Like many other natural history museums, the Field Museum has begun to reckon with this ugly history. In 2016, the museum opened a new exhibit that contextualized the racist history of the sculptures and identified many unnamed subjects. In October 2018, the museum announced a three-year redesign of its Native North America Hall, which originally opened in the 1950s under the name Indians before Columbus. The new exhibit, set to open in fall of 2021, represents a collaboration between museum curators and Chicago’s Native community. The museum is located on the traditional land of the Ojibwe, Odawa, and Potawatomi peoples.

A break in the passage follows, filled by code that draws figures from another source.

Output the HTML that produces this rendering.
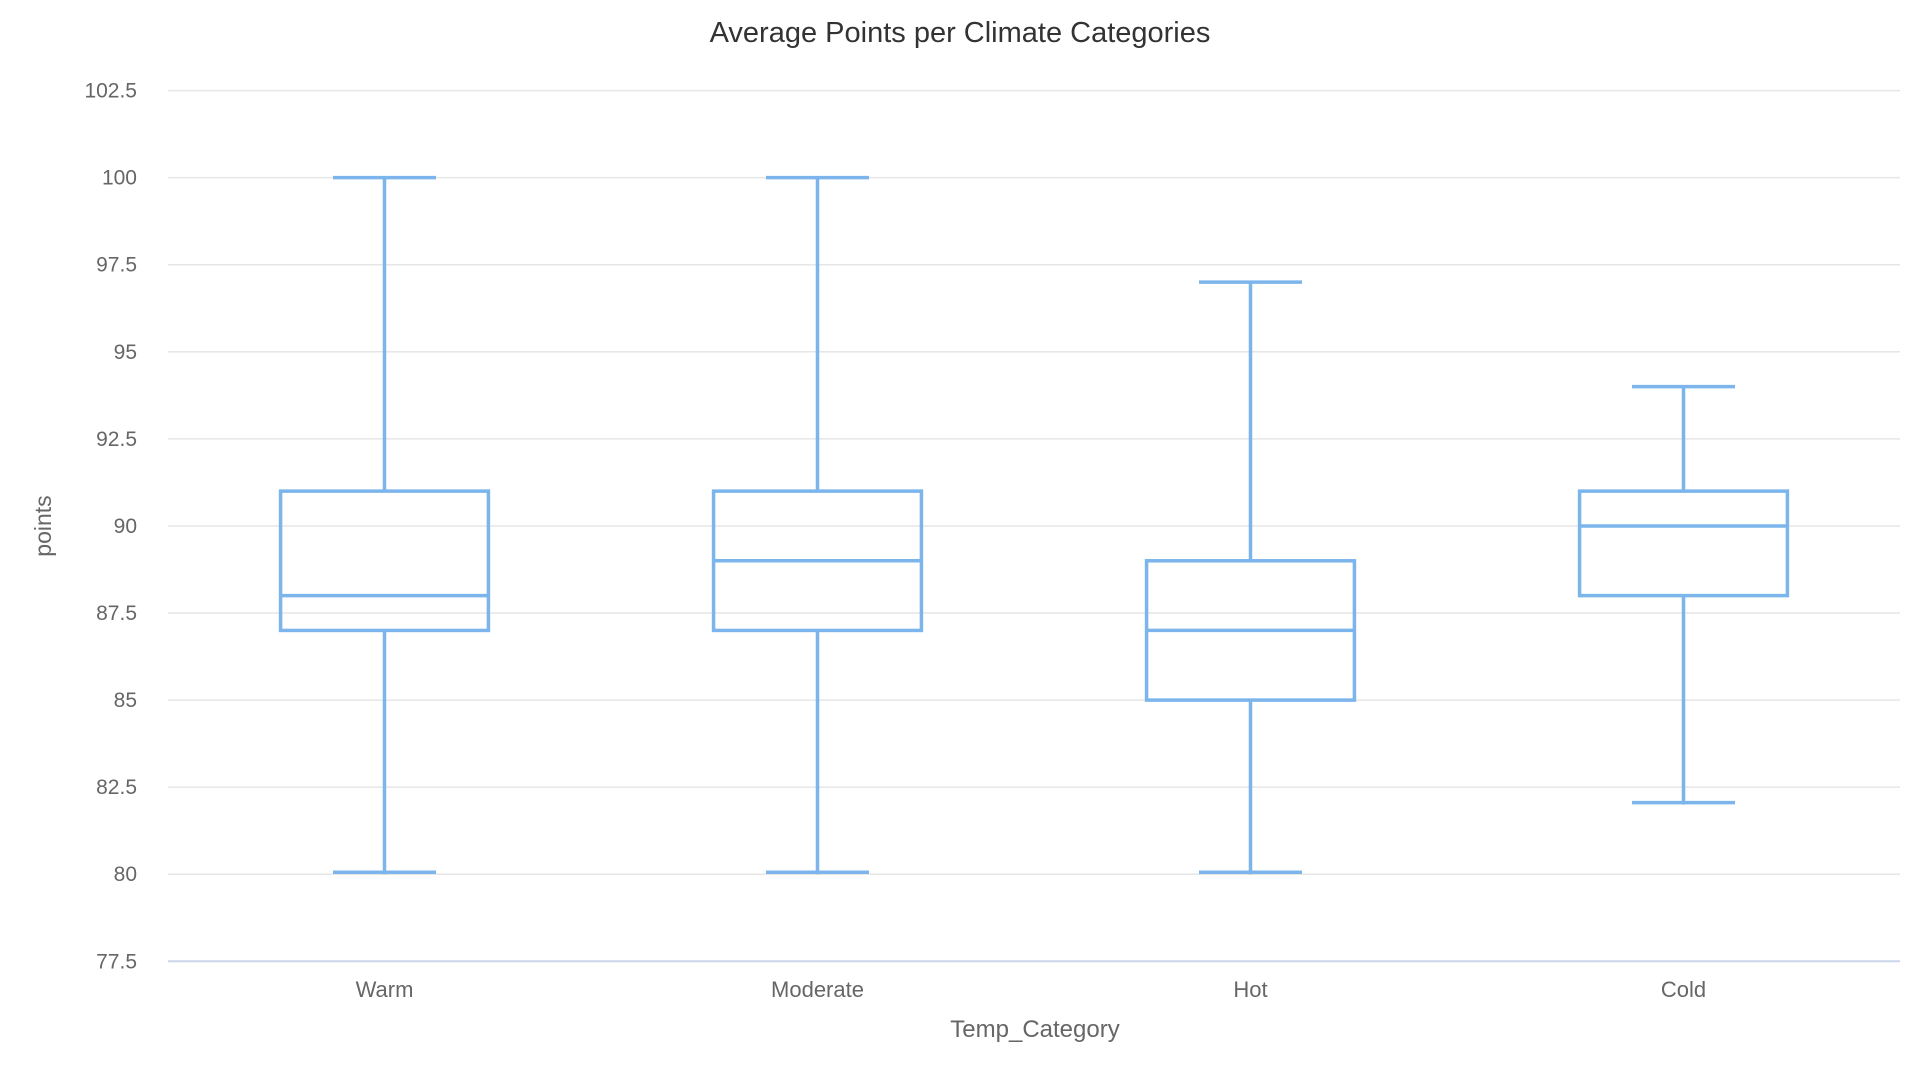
<!DOCTYPE html>
<html><head><meta charset="utf-8"><style>
html,body{margin:0;padding:0;background:#fff;width:1920px;height:1080px;overflow:hidden}
svg text{font-family:"Liberation Sans",sans-serif}
</style></head><body>
<svg id="chart" width="1920" height="1080">
<text x="960" y="42" text-anchor="middle" font-size="29" fill="#333">Average Points per Climate Categories</text>
<g id="grid"></g><g id="boxes"></g><g id="xlabels"></g>
<text x="1035" y="1037" text-anchor="middle" font-size="24" fill="#666">Temp_Category</text>
<text transform="translate(51,526) rotate(-90)" text-anchor="middle" font-size="23" fill="#666">points</text>
</svg>
<script>
const categories=["Warm","Moderate","Hot","Cold"];
const lows=[80,80,80,82];
const q1s=[87,87,85,88];
const medians=[88,89,87,90];
const q3s=[91,91,89,91];
const highs=[100,100,97,94];
const yTicks=[77.5,80,82.5,85,87.5,90,92.5,95,97.5,100,102.5];
const NS="http://www.w3.org/2000/svg";
const L=168,R=1900,T=90.6,B=961.3,yMin=77.5,yMax=102.5;
const y=v=>B-(v-yMin)/(yMax-yMin)*(B-T);
const cw=(R-L)/categories.length;
const x=i=>L+cw*(i+0.5);
function mk(tag,attrs,parent){const e=document.createElementNS(NS,tag);for(const k in attrs)e.setAttribute(k,attrs[k]);parent.appendChild(e);return e;}
const grid=document.getElementById('grid');
yTicks.forEach((t,i)=>{
  const ln=mk('line',{x1:L,x2:R,y1:y(t),y2:y(t),stroke:i===0?'#ccd6eb':'#e6e6e6','stroke-width':i===0?2:1.5},grid);
  
  
  const tx=mk('text',{x:137,y:y(t)+7,'text-anchor':'end','font-size':21,fill:'#666'},grid);
  tx.textContent=String(t);
  
  
});
const boxes=document.getElementById('boxes');
const bw=cw*0.48,cap=103,st={stroke:'#7cb5ec','stroke-width':3.5,fill:'none'};
categories.forEach((c,i)=>{
  const cx=x(i);
  const g=mk('g',{},boxes);
  
  
  mk('line',Object.assign({x1:cx,x2:cx,y1:y(highs[i]),y2:y(q3s[i])},st),g);
  mk('line',Object.assign({x1:cx,x2:cx,y1:y(q1s[i]),y2:y(lows[i])},st),g);
  mk('line',Object.assign({x1:cx-cap/2,x2:cx+cap/2,y1:y(highs[i]),y2:y(highs[i])},st),g);
  mk('line',Object.assign({x1:cx-cap/2,x2:cx+cap/2,y1:y(lows[i])-2,y2:y(lows[i])-2},st),g);
  mk('rect',Object.assign({x:cx-bw/2,y:y(q3s[i]),width:bw,height:y(q1s[i])-y(q3s[i])},st),g);
  mk('line',Object.assign({x1:cx-bw/2,x2:cx+bw/2,y1:y(medians[i]),y2:y(medians[i])},st),g);
  const tx=mk('text',{x:cx,y:997,'text-anchor':'middle','font-size':22,fill:'#666'},document.getElementById('xlabels'));
  tx.textContent=c;
  
  
});
</script>
</body></html>
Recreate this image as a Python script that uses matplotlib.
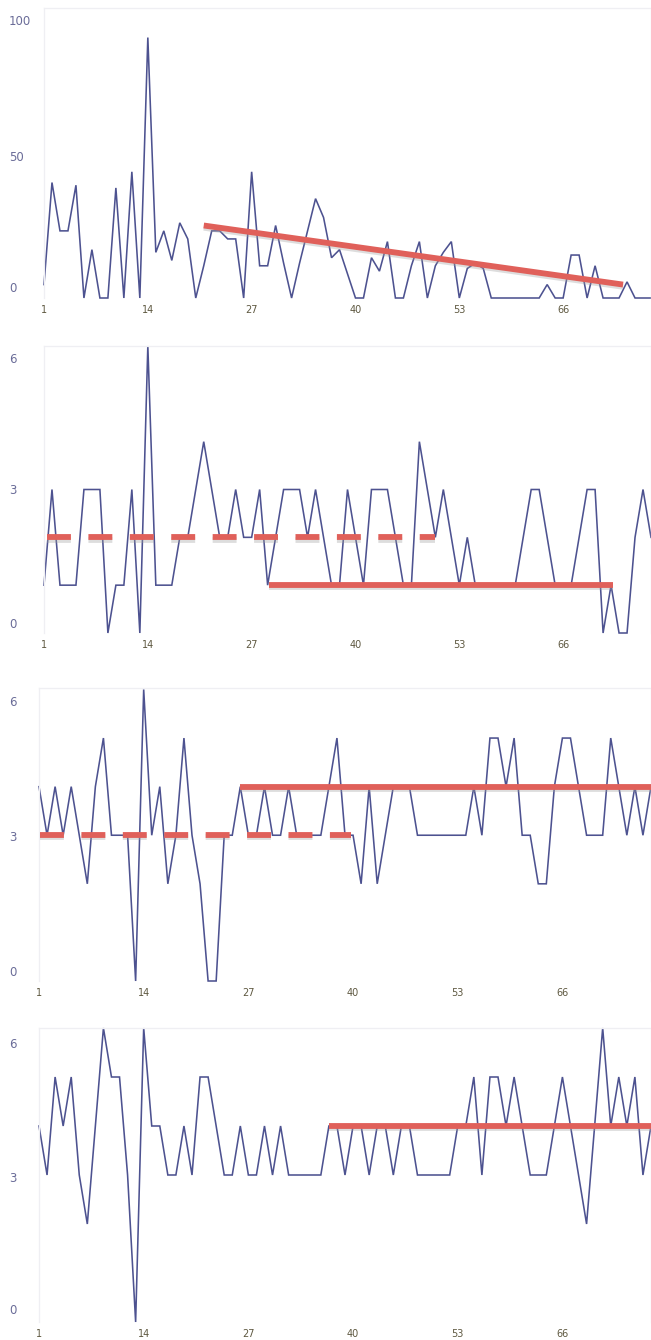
import matplotlib
matplotlib.use("Agg")
import matplotlib.pyplot as plt
import matplotlib.patheffects as pe
from matplotlib.transforms import blended_transform_factory, ScaledTranslation
import numpy as np

# ---------------- data ----------------
x_index = list(range(1, 78))
x_tick_values = [1, 14, 27, 40, 53, 66]

series_1 = [5, 43, 25, 25, 42, 0, 18, 0, 0, 41, 0, 47, 0, 97, 17, 25, 14, 28, 22, 0,
            12, 25, 25, 22, 22, 0, 47, 12, 12, 27, 13, 0, 13, 25, 37, 30, 15, 18, 9, 0,
            0, 15, 10, 21, 0, 0, 12, 21, 0, 12, 17, 21, 0, 11, 13, 11, 0, 0, 0, 0,
            0, 0, 0, 5, 0, 0, 16, 16, 0, 12, 0, 0, 0, 6, 0, 0, 0]
series_2 = [1, 3, 1, 1, 1, 3, 3, 3, 0, 1, 1, 3, 0, 6, 1, 1, 1, 2, 2, 3,
            4, 3, 2, 2, 3, 2, 2, 3, 1, 2, 3, 3, 3, 2, 3, 2, 1, 1, 3, 2,
            1, 3, 3, 3, 2, 1, 1, 4, 3, 2, 3, 2, 1, 2, 1, 1, 1, 1, 1, 1,
            2, 3, 3, 2, 1, 1, 1, 2, 3, 3, 0, 1, 0, 0, 2, 3, 2]
series_3 = [4, 3, 4, 3, 4, 3, 2, 4, 5, 3, 3, 3, 0, 6, 3, 4, 2, 3, 5, 3,
            2, 0, 0, 3, 3, 4, 3, 3, 4, 3, 3, 4, 3, 3, 3, 3, 4, 5, 3, 3,
            2, 4, 2, 3, 4, 4, 4, 3, 3, 3, 3, 3, 3, 3, 4, 3, 5, 5, 4, 5,
            3, 3, 2, 2, 4, 5, 5, 4, 3, 3, 3, 5, 4, 3, 4, 3, 4]
series_4 = [4, 3, 5, 4, 5, 3, 2, 4, 6, 5, 5, 3, 0, 6, 4, 4, 3, 3, 4, 3,
            5, 5, 4, 3, 3, 4, 3, 3, 4, 3, 4, 3, 3, 3, 3, 3, 4, 4, 3, 4,
            4, 3, 4, 4, 3, 4, 4, 3, 3, 3, 3, 3, 4, 4, 5, 3, 5, 5, 4, 5,
            4, 3, 3, 3, 4, 5, 4, 3, 2, 4, 6, 4, 5, 4, 5, 3, 4]

y_ticks_1 = [0, 50, 100]
y_ticks_small = [0, 3, 6]

# reference lines (x start/end, y start/end)
trend_1_x = [21, 73.5]
trend_1_y = [27, 5]
dash_2_x = [1.4, 50]
dash_2_y = [2, 2]
solid_2_x = [29.2, 72.3]
solid_2_y = [1, 1]
dash_3_x = [1.1, 39.8]
dash_3_y = [3, 3]
solid_3_x = [26, 77]
solid_3_y = [4, 4]
solid_4_x = [37, 77]
solid_4_y = [4, 4]

# ---------------- style ----------------
W, H = 651, 1340
BLUE = "#4d5290"
RED = "#e0605a"
FRAME = "#efeff3"
YLAB = "#6a6c98"
XLAB = "#5e5840"

fig = plt.figure(figsize=(W / 100, H / 100), dpi=100)
fig.patch.set_facecolor("white")

# (left px, top px, bottom px, series, ylim, yticks, label shifts px (down +))
panels = [
    (44, 8, 298, series_1, (0, 108), y_ticks_1, [-9, -6, -8]),
    (44, 346, 633, series_2, (0, 6), y_ticks_small, [-8, 1, 13]),
    (39, 688, 981, series_3, (0, 6.03), y_ticks_small, [-8, 2, 13]),
    (39, 1028, 1322, series_4, (0, 6), y_ticks_small, [-12, 4, 17]),
]

shadow = [pe.SimpleLineShadow(offset=(0, -1.6), shadow_color="#a0a0a0", alpha=0.35),
          pe.Normal()]

axes = []
for left, top, bottom, ser, ylim, yt, shifts in panels:
    ax = fig.add_axes([left / W, 1 - bottom / H, (W - left) / W, (bottom - top) / H])
    ax.plot(x_index, ser, color=BLUE, lw=1.15, solid_joinstyle="miter", zorder=2,
            clip_on=False)
    ax.set_xlim(1, 77)
    ax.set_ylim(*ylim)
    ax.set_xticks(x_tick_values)
    ax.set_xticklabels([str(v) for v in x_tick_values], fontsize=7, color=XLAB)
    ax.tick_params(axis="x", length=0, pad=5)
    ax.set_yticks([])
    for s in ["top", "left", "right"]:
        ax.spines[s].set_color(FRAME)
        ax.spines[s].set_linewidth(0.9)
    ax.spines["bottom"].set_visible(False)
    tr = blended_transform_factory(fig.transFigure, ax.transData)
    for v, dy in zip(yt, shifts):
        t = tr + ScaledTranslation(0, -dy / 100, fig.dpi_scale_trans)
        ax.text(9 / W, v, str(v), transform=t, ha="left", va="center",
                fontsize=8.5, color=YLAB)
    axes.append(ax)

LW = 4.2
axes[0].plot(trend_1_x, trend_1_y, color=RED, lw=LW, solid_capstyle="butt",
             zorder=3, path_effects=shadow)
axes[1].plot(dash_2_x, dash_2_y, color=RED, lw=LW, dashes=(4.1, 3.0),
             dash_capstyle="butt", zorder=3, path_effects=shadow)
axes[1].plot(solid_2_x, solid_2_y, color=RED, lw=LW, solid_capstyle="butt",
             zorder=3, path_effects=shadow)
axes[2].plot(dash_3_x, dash_3_y, color=RED, lw=LW, dashes=(4.1, 3.0),
             dash_capstyle="butt", zorder=3, path_effects=shadow)
axes[2].plot(solid_3_x, solid_3_y, color=RED, lw=LW, solid_capstyle="butt",
             zorder=3, path_effects=shadow, clip_on=False)
axes[3].plot(solid_4_x, solid_4_y, color=RED, lw=LW, solid_capstyle="butt",
             zorder=3, path_effects=shadow, clip_on=False)

fig.savefig("out.png", dpi=100, facecolor="white")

Lee is hesitant to call Cotton the first black taxidermist in Chicago, though she hasn’t found any others just yet. She doesn’t know whether Cotton was aware of other taxidermists of color, such as John Edmonstone, a formerly enslaved black man who taught Charles Darwin how to taxidermy birds. Lee hopes his story resonates with Chicagoans and inspires the museum to tell more stories about people from the African diaspora. “He grew up here, was raised here, and his family is still in the area,” she says. “It just felt like a good story that in some ways was uncomplicated in its goodness, about a good guy who loved his work and followed his dreams.”
Lee works on the fourth floor, which is the same floor where Cotton once worked. Nowadays, she recognizes bird specimens prepared by Cotton on display in conference rooms and common areas where she and Brooks eat lunch. “Sometimes when you work in a place that’s really old, you forget how many people have walked these halls,” Lee says. “It feels like he was here just the other day.”